Published on: 17 Nov, 2021
Updated on: 17 Nov, 2021

By Malcolm Fincham

November brought with it our first few ground frosts in localised areas of Surrey.

A meandering flow in the Jet Stream brought alternating cool and warm air systems. In southern counties, for the most part high pressure kept the Jet Stream to our north and a south-westerly breeze daytime temperatures remained, above normal.

On November 4, once again in the company of birdwatching pals Bob and Dougal, we ventured out to Priory Pond in Reigate.

Female ring-necked duck on Priory Pond, Reigate. Click on pictures to enlarge in a new window.

A female ring-necked duck had again returned to overwinter there for a second year.

These birds are native to North America, Alaska, Canada. Each year vagrants appear in Britain. Although escaped captive birds are considered with these reports.

Wigeon on Priory Pond, Reigate.

As on our previous visit a handful or so wigeon along with a few shoveller ducks had returned to winter there.

Little grebe on Priory Pond, Reigate.

Among the usual groups of mallards, coots and moorhen a couple of little grebes could also be viewed.

Leith Hill Tower.

With some daylight still to spare, we stopped off at Leith Hill on our return. In recent years it has been regularly used as an observation post for birds. And being the highest viewpoint in Surrey, it was of ‘high’ esteem, (pun intended) among numerous watch-points across southern counties of the UK.

Flocks of wintering thrushes now passing through.

Just earlier that day, in excess of 10,000 fieldfares were counted flying west, observed from the tower. While more than 3,000 redwings and a large winter movement of over 6,000 wood pigeons were counted.

Our visit was one more of respect, and just as well as the sunlight had already began to wane by the time we had walked up to the tower.

It was pleasant, however, to hear a brief call from a tawny owl mid afternoon. A bird I have still yet to see so far this year.

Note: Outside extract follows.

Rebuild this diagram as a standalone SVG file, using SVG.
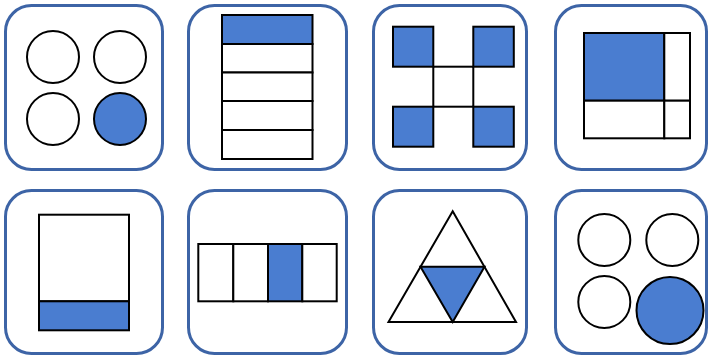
<svg xmlns="http://www.w3.org/2000/svg" width="709" height="356" viewBox="0 0 709 356">
<style>
.card{fill:#fff;stroke:#3d64a6;stroke-width:3}
.w{fill:#fff;stroke:#000;stroke-width:2}
.b{fill:#4a7dd0;stroke:#000;stroke-width:2}
.l{fill:none;stroke:#000;stroke-width:2}
</style>
<rect width="709" height="356" fill="#fff"/>
<g id="card1">
<rect class="card" x="5.5" y="5.5" width="157" height="164" rx="26"/>
<circle class="w" cx="53" cy="57" r="26"/>
<circle class="w" cx="120" cy="57" r="26"/>
<circle class="w" cx="53" cy="119" r="26"/>
<circle class="b" cx="120" cy="119" r="26"/>
</g>
<g id="card2">
<rect class="card" x="188.5" y="5.5" width="158" height="164" rx="26"/>
<rect class="b" x="222" y="15" width="90.5" height="29"/>
<rect class="w" x="222" y="44" width="90.5" height="28.5"/>
<rect class="w" x="222" y="72.5" width="90.5" height="28.5"/>
<rect class="w" x="222" y="101" width="90.5" height="29"/>
<rect class="w" x="222" y="130" width="90.5" height="29"/>
</g>
<g id="card3">
<rect class="card" x="373.5" y="5.5" width="153" height="164" rx="26"/>
<rect class="w" x="433.3" y="66.7" width="40" height="40"/>
<rect class="b" x="393" y="26.7" width="40.3" height="40"/>
<rect class="b" x="473.3" y="26.7" width="40.5" height="40"/>
<rect class="b" x="393" y="106.7" width="40.3" height="40"/>
<rect class="b" x="473.3" y="106.7" width="40.5" height="40"/>
</g>
<g id="card4">
<rect class="card" x="555.5" y="5.5" width="151" height="164" rx="26"/>
<rect class="b" x="584" y="33" width="80.3" height="67.7"/>
<rect class="w" x="664.3" y="33" width="25.7" height="67.7"/>
<rect class="w" x="584" y="100.7" width="80.3" height="37.6"/>
<rect class="w" x="664.3" y="100.7" width="25.7" height="37.6"/>
</g>
<g id="card5">
<rect class="card" x="5.5" y="190.5" width="157" height="163" rx="26"/>
<rect class="w" x="39" y="214.7" width="90" height="86.6"/>
<rect class="b" x="39" y="301.3" width="90" height="29"/>
</g>
<g id="card6">
<rect class="card" x="188.5" y="190.5" width="158" height="163" rx="26"/>
<rect class="w" x="198.3" y="244" width="35" height="57.3"/>
<rect class="w" x="233.3" y="244" width="34.7" height="57.3"/>
<rect class="b" x="268" y="244" width="34.3" height="57.3"/>
<rect class="w" x="302.3" y="244" width="34.4" height="57.3"/>
</g>
<g id="card7">
<rect class="card" x="373.5" y="190.5" width="153" height="163" rx="26"/>
<polygon class="w" points="452.7,211.3 516,322 388.5,322"/>
<polygon class="b" points="420.5,266.7 484.5,266.7 452.7,322"/>
</g>
<g id="card8">
<rect class="card" x="555.5" y="190.5" width="151" height="163" rx="26"/>
<circle class="w" cx="604.3" cy="240" r="26"/>
<circle class="w" cx="672.3" cy="240" r="26"/>
<circle class="w" cx="604.3" cy="302" r="26"/>
<circle class="b" cx="670" cy="310.5" r="33.5"/>
</g>
</svg>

And a few bramblings present were a pleasing addition.

If nothing else, it was pleasant to visualise beyond the ‘Surrey cocoon’ I so often wrap myself in.

London skyline viewed from Leith Hill.

To the north I looked out toward the London skyline, attempting to recognise some of the many buildings that had sprung-up there since my youth.

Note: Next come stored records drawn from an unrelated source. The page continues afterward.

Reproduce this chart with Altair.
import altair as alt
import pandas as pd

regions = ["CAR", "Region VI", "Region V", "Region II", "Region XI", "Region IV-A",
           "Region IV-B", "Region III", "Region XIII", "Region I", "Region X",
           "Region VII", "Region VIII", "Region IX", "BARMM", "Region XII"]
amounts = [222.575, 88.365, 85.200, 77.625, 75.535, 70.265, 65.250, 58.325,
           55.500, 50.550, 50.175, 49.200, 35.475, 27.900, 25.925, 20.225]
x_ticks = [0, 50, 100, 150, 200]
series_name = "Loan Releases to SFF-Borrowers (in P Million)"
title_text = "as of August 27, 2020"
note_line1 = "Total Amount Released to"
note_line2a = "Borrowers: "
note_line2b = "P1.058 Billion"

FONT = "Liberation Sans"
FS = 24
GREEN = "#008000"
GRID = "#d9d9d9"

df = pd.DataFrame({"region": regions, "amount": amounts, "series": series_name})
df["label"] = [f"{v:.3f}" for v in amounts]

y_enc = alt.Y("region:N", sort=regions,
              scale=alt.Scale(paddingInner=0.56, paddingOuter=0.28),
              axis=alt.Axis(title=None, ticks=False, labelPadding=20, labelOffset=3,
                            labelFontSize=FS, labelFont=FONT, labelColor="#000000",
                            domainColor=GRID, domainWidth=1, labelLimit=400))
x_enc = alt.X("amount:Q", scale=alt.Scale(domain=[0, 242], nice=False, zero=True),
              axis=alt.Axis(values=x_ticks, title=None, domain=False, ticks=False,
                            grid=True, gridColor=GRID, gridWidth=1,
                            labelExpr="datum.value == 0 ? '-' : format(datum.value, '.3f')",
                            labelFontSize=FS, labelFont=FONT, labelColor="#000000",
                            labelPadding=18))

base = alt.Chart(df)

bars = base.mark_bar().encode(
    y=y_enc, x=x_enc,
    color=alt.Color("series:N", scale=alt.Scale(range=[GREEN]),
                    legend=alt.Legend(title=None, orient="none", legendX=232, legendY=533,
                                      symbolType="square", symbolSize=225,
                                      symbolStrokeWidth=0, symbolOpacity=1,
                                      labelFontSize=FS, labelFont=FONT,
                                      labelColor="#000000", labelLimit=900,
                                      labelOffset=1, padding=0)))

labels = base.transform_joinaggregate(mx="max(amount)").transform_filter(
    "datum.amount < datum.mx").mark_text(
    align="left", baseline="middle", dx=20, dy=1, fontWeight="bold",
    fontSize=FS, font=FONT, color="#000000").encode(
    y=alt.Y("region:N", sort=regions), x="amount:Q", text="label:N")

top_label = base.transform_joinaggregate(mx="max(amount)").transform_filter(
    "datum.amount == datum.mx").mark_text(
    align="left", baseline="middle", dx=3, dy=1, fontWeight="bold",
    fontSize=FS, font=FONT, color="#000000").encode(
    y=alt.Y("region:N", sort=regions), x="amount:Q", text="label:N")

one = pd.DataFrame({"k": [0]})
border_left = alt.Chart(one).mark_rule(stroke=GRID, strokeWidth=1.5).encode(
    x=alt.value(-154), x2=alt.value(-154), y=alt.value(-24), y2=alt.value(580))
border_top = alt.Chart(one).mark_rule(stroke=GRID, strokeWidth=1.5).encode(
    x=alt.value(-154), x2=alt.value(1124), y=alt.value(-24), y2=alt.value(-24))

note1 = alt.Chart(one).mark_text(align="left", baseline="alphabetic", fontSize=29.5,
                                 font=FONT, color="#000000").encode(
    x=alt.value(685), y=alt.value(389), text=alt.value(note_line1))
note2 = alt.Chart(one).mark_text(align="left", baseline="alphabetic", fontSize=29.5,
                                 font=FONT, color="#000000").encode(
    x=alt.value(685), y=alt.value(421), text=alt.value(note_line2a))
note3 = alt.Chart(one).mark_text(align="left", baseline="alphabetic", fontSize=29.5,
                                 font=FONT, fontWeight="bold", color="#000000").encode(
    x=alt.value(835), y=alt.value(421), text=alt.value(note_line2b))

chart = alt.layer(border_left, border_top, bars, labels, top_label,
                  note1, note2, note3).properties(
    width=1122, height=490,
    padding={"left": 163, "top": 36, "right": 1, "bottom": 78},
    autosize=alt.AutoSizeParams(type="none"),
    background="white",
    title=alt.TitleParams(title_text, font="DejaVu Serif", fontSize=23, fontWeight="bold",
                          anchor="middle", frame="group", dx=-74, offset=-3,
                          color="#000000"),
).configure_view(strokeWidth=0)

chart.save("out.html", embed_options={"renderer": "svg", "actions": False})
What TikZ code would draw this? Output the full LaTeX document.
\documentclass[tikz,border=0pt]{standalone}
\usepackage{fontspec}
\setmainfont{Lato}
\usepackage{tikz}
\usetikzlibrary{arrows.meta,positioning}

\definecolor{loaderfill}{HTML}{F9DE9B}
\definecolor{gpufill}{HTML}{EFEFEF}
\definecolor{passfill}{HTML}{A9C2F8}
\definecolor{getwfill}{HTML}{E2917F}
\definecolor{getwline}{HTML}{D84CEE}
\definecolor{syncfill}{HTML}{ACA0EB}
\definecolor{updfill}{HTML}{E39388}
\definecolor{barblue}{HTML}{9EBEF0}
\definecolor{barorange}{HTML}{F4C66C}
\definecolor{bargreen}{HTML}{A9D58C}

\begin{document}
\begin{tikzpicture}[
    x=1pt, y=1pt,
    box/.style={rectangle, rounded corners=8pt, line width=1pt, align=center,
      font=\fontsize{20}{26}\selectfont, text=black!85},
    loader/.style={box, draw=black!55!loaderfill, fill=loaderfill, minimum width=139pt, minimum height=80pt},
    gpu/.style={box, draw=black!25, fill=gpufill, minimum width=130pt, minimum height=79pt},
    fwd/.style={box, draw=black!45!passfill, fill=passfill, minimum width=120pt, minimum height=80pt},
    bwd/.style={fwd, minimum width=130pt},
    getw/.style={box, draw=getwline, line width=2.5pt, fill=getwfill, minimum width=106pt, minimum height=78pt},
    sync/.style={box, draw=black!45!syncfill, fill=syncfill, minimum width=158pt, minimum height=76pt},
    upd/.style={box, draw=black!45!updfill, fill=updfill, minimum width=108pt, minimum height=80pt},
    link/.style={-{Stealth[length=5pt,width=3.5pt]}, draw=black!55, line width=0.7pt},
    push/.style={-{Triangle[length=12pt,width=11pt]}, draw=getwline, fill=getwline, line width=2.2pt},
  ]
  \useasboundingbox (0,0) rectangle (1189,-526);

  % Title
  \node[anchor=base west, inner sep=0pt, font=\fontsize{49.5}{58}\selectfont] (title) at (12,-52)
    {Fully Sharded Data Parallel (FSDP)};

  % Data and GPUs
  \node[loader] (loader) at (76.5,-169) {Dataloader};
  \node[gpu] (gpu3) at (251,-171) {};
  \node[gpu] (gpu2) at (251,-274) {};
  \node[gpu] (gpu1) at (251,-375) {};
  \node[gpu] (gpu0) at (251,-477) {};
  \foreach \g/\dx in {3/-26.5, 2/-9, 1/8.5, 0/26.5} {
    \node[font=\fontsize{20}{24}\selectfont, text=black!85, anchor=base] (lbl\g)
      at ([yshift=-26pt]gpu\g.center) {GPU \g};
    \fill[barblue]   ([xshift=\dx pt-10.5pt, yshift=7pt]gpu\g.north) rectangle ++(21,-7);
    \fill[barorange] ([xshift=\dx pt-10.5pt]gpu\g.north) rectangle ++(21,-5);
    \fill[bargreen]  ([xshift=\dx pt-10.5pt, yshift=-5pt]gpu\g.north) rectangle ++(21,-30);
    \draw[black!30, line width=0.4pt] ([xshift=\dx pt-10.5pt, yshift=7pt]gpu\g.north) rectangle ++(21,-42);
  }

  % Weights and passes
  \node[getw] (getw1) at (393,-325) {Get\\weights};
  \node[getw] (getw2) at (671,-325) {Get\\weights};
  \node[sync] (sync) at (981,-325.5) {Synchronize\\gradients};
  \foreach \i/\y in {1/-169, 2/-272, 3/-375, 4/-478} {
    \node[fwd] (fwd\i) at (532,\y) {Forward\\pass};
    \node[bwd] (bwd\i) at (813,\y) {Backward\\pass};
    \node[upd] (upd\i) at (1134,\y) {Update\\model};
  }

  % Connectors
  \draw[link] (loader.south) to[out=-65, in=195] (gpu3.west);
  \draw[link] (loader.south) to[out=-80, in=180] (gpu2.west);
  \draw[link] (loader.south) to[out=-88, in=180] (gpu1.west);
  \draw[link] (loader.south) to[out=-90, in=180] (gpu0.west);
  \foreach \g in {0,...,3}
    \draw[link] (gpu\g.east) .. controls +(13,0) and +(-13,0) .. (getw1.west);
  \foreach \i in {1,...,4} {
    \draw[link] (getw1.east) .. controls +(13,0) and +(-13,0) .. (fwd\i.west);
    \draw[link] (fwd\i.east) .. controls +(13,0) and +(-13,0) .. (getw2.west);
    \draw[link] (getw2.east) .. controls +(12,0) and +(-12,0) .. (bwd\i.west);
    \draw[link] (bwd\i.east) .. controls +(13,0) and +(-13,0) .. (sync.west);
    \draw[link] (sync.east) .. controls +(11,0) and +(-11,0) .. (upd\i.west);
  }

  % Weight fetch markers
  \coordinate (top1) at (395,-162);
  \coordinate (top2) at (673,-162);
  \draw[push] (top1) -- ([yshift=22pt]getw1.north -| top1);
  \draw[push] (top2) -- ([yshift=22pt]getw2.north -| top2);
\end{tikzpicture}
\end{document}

Rain clouds in the distance to the south and viewed from Leith Hill.

While more serene to my vision, the South Downs beckoned to the coast, despite the distant rain clouds.

Effingham Forest.

One of my regular favourite places to visit at this time of the year is Effingham Forest. Especially with the arrival of winter visitors from across the North Sea. Much movement and activity of various flocks can be seen there.

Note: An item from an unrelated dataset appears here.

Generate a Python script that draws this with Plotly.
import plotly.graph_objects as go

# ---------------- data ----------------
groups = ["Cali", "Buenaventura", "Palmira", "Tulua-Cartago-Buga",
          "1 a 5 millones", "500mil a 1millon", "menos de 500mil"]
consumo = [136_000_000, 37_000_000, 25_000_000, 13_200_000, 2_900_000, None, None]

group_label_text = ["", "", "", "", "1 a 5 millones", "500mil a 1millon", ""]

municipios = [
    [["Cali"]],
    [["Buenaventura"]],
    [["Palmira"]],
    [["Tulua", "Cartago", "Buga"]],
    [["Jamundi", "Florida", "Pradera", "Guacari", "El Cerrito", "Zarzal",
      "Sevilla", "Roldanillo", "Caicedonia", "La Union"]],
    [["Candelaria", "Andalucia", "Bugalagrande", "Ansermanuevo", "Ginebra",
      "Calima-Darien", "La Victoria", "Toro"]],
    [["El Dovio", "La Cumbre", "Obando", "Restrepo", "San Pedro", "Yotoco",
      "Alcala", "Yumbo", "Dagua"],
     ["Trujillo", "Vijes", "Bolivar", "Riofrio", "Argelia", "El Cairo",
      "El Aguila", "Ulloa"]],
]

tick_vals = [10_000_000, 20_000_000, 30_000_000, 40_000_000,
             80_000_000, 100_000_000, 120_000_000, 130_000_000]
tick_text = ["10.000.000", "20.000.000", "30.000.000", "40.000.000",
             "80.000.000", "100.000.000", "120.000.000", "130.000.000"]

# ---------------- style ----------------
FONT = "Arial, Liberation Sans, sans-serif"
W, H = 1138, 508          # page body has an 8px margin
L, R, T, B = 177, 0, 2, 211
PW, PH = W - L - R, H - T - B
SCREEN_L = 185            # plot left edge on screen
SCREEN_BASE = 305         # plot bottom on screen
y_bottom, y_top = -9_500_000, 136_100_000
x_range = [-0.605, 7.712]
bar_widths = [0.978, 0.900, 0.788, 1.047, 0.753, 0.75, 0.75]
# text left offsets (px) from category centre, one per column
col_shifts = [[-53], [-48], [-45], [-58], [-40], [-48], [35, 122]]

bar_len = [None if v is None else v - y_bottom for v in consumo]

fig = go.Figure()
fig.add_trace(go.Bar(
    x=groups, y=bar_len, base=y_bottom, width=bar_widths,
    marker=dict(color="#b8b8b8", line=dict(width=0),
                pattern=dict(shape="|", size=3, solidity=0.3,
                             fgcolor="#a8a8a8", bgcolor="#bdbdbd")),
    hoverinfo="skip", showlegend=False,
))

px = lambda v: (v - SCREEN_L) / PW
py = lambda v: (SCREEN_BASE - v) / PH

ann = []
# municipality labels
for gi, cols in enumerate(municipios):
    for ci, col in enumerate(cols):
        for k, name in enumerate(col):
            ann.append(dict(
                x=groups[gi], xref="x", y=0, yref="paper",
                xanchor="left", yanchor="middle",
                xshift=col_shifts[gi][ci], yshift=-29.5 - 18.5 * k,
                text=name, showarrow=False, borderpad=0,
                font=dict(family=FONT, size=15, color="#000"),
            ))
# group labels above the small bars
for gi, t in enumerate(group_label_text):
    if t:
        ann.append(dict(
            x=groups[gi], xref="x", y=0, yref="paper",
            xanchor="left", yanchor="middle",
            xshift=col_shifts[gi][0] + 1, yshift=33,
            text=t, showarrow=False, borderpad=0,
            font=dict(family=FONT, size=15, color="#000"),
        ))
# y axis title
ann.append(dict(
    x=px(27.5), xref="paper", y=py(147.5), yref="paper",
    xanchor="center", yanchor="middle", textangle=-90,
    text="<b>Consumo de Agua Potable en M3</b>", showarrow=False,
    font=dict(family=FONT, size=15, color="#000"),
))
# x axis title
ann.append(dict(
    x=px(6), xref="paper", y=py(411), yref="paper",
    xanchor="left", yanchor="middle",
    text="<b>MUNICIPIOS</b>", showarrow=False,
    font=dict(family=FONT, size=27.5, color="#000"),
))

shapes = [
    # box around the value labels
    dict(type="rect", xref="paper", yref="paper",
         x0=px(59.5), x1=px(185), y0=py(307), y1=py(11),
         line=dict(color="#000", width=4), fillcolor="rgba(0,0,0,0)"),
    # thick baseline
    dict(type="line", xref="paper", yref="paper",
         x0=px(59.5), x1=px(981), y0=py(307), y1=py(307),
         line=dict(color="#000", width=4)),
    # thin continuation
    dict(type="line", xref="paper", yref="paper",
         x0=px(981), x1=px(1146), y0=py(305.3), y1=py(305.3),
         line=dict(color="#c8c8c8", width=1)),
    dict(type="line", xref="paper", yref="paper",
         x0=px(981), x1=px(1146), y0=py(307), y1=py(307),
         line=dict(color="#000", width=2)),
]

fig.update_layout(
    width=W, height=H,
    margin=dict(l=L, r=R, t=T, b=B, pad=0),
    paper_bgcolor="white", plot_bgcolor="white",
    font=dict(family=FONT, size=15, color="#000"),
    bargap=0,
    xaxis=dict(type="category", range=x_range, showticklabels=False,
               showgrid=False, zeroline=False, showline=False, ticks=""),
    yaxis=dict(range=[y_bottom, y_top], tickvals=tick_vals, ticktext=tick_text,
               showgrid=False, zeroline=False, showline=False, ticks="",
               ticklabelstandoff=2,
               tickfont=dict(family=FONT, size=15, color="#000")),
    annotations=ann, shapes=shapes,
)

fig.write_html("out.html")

Redwings, Effingham Forest.

Redwings could now be seen in good numbers, some flying though and occasionally perching up.

Redwing, Effingham Forest.

Some even seen now stripping the yew trees of berries.

Fieldfare, Effingham Forest.

Groups of fieldfares could also be seen.

Brambling, Effingham Forest.

There had been a large irruption of bramblings from Scandinavia reported again this year. Many had followed the route down into France in recent weeks, but good numbers had arrived in the UK. They could be seen feeding on beech mast around the Surrey Hills.

Flocks of wood pigeons.

Much winter movement of large groups of wood pigeons could also now be viewed around the Surrey Hills.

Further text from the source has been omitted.